The practices of the primate society are still evident in the 21st century. Young men have immature frontal lobes in their brains until their mid-twenties. They also have more testosterone, handed down from our primeval ancestors, which encourages risk-taking.

Despite the inroads made by women in recent years – including Ina Drew, chief investment officer at JP Morgan Chase while the Whale trades were being made - trading floors are still male-dominated.

"The primeval function of testosterone is to get the male to reproduce, but to do that it has to do other things," Herbert pointed out.

(Read more: Why a hungry trader is a risky trader)

On top of being guided by prehistory, the indiscreet traders are also being fooled into a false sense of security by modern technology.

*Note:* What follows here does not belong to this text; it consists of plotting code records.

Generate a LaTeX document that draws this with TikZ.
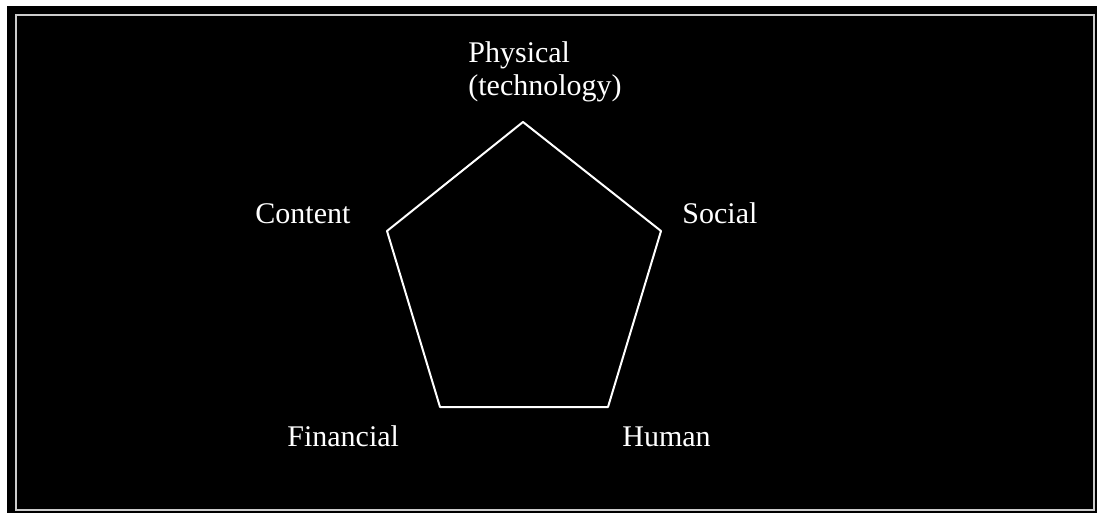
\documentclass[tikz,border=0pt]{standalone}
\usepackage{fontspec}
\setmainfont{Liberation Serif}
\usetikzlibrary{calc}

\begin{document}
\begin{tikzpicture}[x=0.5pt, y=-0.5pt, every node/.style={color=white, inner sep=0pt, font=\fontsize{15}{16.5}\selectfont}]
% frame
\fill[white] (0,0) rectangle (1106,518);
\fill[black] (7,6) rectangle (1097,513);
\draw[color=black!20, line width=1pt] (16,15.5) rectangle (1094,510);

% corners of the pentagon
\coordinate (phys) at (523,122);
\coordinate (soc) at (661,231);
\coordinate (hum) at (608,407);
\coordinate (fin) at (440,407);
\coordinate (cont) at (387,231);
\draw[white, line width=1pt, line join=round] (phys) -- (soc) -- (hum) -- (fin) -- (cont) -- cycle;

\node (physlbl) [anchor=north west, align=left] at (468,41) {Physical\\(technology)};
\node (contlbl) [anchor=base west] at (255,223) {Content};
\node (soclbl) [anchor=base west] at (682,223) {Social};
\node (finlbl) [anchor=base west] at (287,446) {Financial};
\node (humlbl) [anchor=base west] at (622,446) {Human};
\end{tikzpicture}
\end{document}
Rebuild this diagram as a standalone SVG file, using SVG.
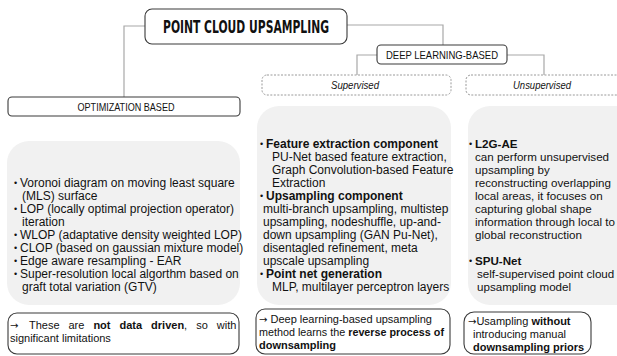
<svg xmlns="http://www.w3.org/2000/svg" width="617" height="356" viewBox="0 0 617 356">
<style>
.bx{fill:#fff;stroke:#3a3a3a;stroke-width:1.1}
.dash{fill:#fff;stroke:#9a9a9a;stroke-width:1;stroke-dasharray:2 1.5}
.gray{fill:#f1f1f1;stroke:none}
.con{fill:none;stroke:#a8a8a8;stroke-width:1.2}
.t{font-family:"Liberation Sans",Arial,sans-serif;font-size:12px;fill:#111}
.r{font-size:11.6px}
.n{font-family:"Liberation Sans",Arial,sans-serif;font-size:11px;fill:#111}
.ar{font-family:"DejaVu Sans",sans-serif;font-size:10px}
.b{font-weight:bold}
.lbl{font-family:"Liberation Sans",Arial,sans-serif;font-size:10.5px;fill:#111;text-anchor:middle}
.it{font-style:italic}
.title{font-family:"DejaVu Sans","Liberation Sans",sans-serif;font-weight:bold;font-size:17px;fill:#111;text-anchor:middle}
.bul{font-family:"Liberation Sans",Arial,sans-serif;font-size:9px;fill:#111}
</style>
<g id="connectors">
<path class="con" d="M145,26 H124 V97"/>
<path class="con" d="M347,25 H443 V45"/>
<path class="con" d="M377,55 H357 V75"/>
<path class="con" d="M507,55 H544 V75"/>
</g>
<g id="title">
<rect class="bx" x="145" y="9" width="202" height="35" rx="7"/>
<text class="title" x="246" y="33" textLength="166" lengthAdjust="spacingAndGlyphs">POINT CLOUD UPSAMPLING</text>
</g>
<g id="deep">
<rect class="bx" x="377" y="45" width="130" height="19" rx="4"/>
<text class="lbl" x="442" y="58.5" textLength="112" lengthAdjust="spacingAndGlyphs">DEEP LEARNING-BASED</text>
</g>
<g id="optimization">
<rect class="bx" x="8" y="97" width="232" height="19" rx="4"/>
<text class="lbl" x="126" y="110.5" textLength="97" lengthAdjust="spacingAndGlyphs">OPTIMIZATION BASED</text>
</g>
<g id="supervised">
<rect class="dash" x="262" y="75" width="189" height="20" rx="5"/>
<text class="lbl it" x="355" y="89" textLength="48" lengthAdjust="spacingAndGlyphs">Supervised</text>
</g>
<g id="unsupervised">
<rect class="dash" x="466" y="75" width="170" height="20" rx="5"/>
<text class="lbl it" x="542" y="89" textLength="58" lengthAdjust="spacingAndGlyphs">Unsupervised</text>
</g>
<g id="opt-methods">
<rect class="gray" x="7" y="141" width="233" height="164" rx="22"/>
<text class="bul" x="14" y="186">•</text><text class="t" x="20" y="187">Voronoi diagram on moving least square</text>
<text class="t" x="22" y="200">(MLS) surface</text>
<text class="bul" x="14" y="212">•</text><text class="t" x="20" y="213">LOP (locally optimal projection operator)</text>
<text class="t" x="22" y="226">iteration</text>
<text class="bul" x="14" y="238">•</text><text class="t" x="20" y="239">WLOP (adaptative density weighted LOP)</text>
<text class="bul" x="14" y="251">•</text><text class="t" x="20" y="252">CLOP (based on gaussian mixture model)</text>
<text class="bul" x="14" y="264">•</text><text class="t" x="20" y="265">Edge aware resampling  - EAR</text>
<text class="bul" x="14" y="277">•</text><text class="t" x="20" y="278">Super-resolution local algorthm based on</text>
<text class="t" x="22" y="291">graft total variation (GTV)</text>
</g>
<g id="sup-methods">
<rect class="gray" x="257" y="106" width="194" height="199" rx="22"/>
<text class="bul" x="260" y="147">•</text><text class="t b" x="266" y="148">Feature extraction component</text>
<text class="t" x="272" y="161">PU-Net based feature extraction,</text>
<text class="t" x="272" y="174">Graph Convolution-based  Feature</text>
<text class="t" x="272" y="187">Extraction</text>
<text class="bul" x="260" y="199">•</text><text class="t b" x="266" y="200">Upsampling component</text>
<text class="t" x="263" y="213">multi-branch upsampling, multistep</text>
<text class="t" x="263" y="226">upsampling, nodeshuffle, up-and-</text>
<text class="t" x="263" y="239">down upsampling (GAN Pu-Net),</text>
<text class="t" x="263" y="252">disentagled refinement, meta</text>
<text class="t" x="263" y="265">upscale upsampling</text>
<text class="bul" x="260" y="277">•</text><text class="t b" x="266" y="278">Point net generation</text>
<text class="t" x="272" y="291">MLP, multilayer  perceptron layers</text>
</g>
<g id="unsup-methods">
<rect class="gray" x="468" y="106" width="170" height="199" rx="22"/>
<text class="bul" x="469" y="147">•</text><text class="t r b" x="475" y="148">L2G-AE</text>
<text class="t r" x="475" y="161">can perform unsupervised</text>
<text class="t r" x="475" y="174">upsampling by</text>
<text class="t r" x="475" y="187">reconstructing overlapping</text>
<text class="t r" x="475" y="200">local areas, it focuses on</text>
<text class="t r" x="475" y="213">capturing global shape</text>
<text class="t r" x="475" y="226">information through local to</text>
<text class="t r" x="475" y="239">global reconstruction</text>
<text class="bul" x="469" y="264">•</text><text class="t r b" x="475" y="265">SPU-Net</text>
<text class="t r" x="477" y="278">self-supervised point cloud</text>
<text class="t r" x="477" y="291">upsampling model</text>
</g>
<g id="opt-note">
<rect class="bx" x="8" y="313" width="231" height="41" rx="9"/>
<text class="n" y="329"><tspan x="10" class="ar">→</tspan><tspan x="29">These</tspan><tspan x="68.5">are</tspan><tspan x="93.4" class="b">not</tspan><tspan x="119.5" class="b">data</tspan><tspan x="151.1" class="b">driven</tspan><tspan>,</tspan><tspan x="196.2">so</tspan><tspan x="216.8">with</tspan></text>
<text class="n" x="10" y="342">significant limitations</text>
</g>
<g id="sup-note">
<rect class="bx" x="256" y="309" width="194" height="45" rx="9"/>
<text class="n" x="259" y="323"><tspan class="ar">→</tspan> Deep learning-based upsampling</text>
<text class="n" x="259" y="336" textLength="185" lengthAdjust="spacingAndGlyphs">method learns the <tspan class="b">reverse process of</tspan></text>
<text class="n b" x="259" y="349">downsampling</text>
</g>
<g id="unsup-note">
<rect class="bx" x="464" y="312" width="127" height="42" rx="10"/>
<text class="n" x="468" y="325"><tspan class="ar">→</tspan>Usampling <tspan class="b">without</tspan></text>
<text class="n" x="473" y="338">introducing manual</text>
<text class="n b" x="473" y="351">downsampling priors</text>
</g>
</svg>
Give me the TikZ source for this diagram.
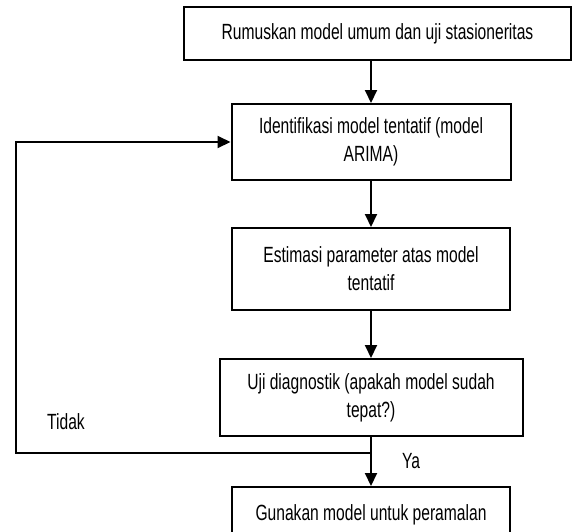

"People feel this sense of anonymity and immunity to being overheard when online," Michael Price, senior lecturer in Psychology at Brunel University, told CNBC.

"It's also part of the culture where everybody knows what's going on and approves it. It's part of risk-taking in the culture to not care about who is looking over your shoulder."

The close bonding and camaraderie between young males can add to this behavior, according to Herbert.

"In most cases, this risk-taking is of advantage to them and to their group. If they don't (have controls), then you get a Lehman Brothers where the system collapses," he said.

This is why it is important to have some form of societal control on the young males by older males and females, he added.

"The banking crisis is a good example of where this control has broken down."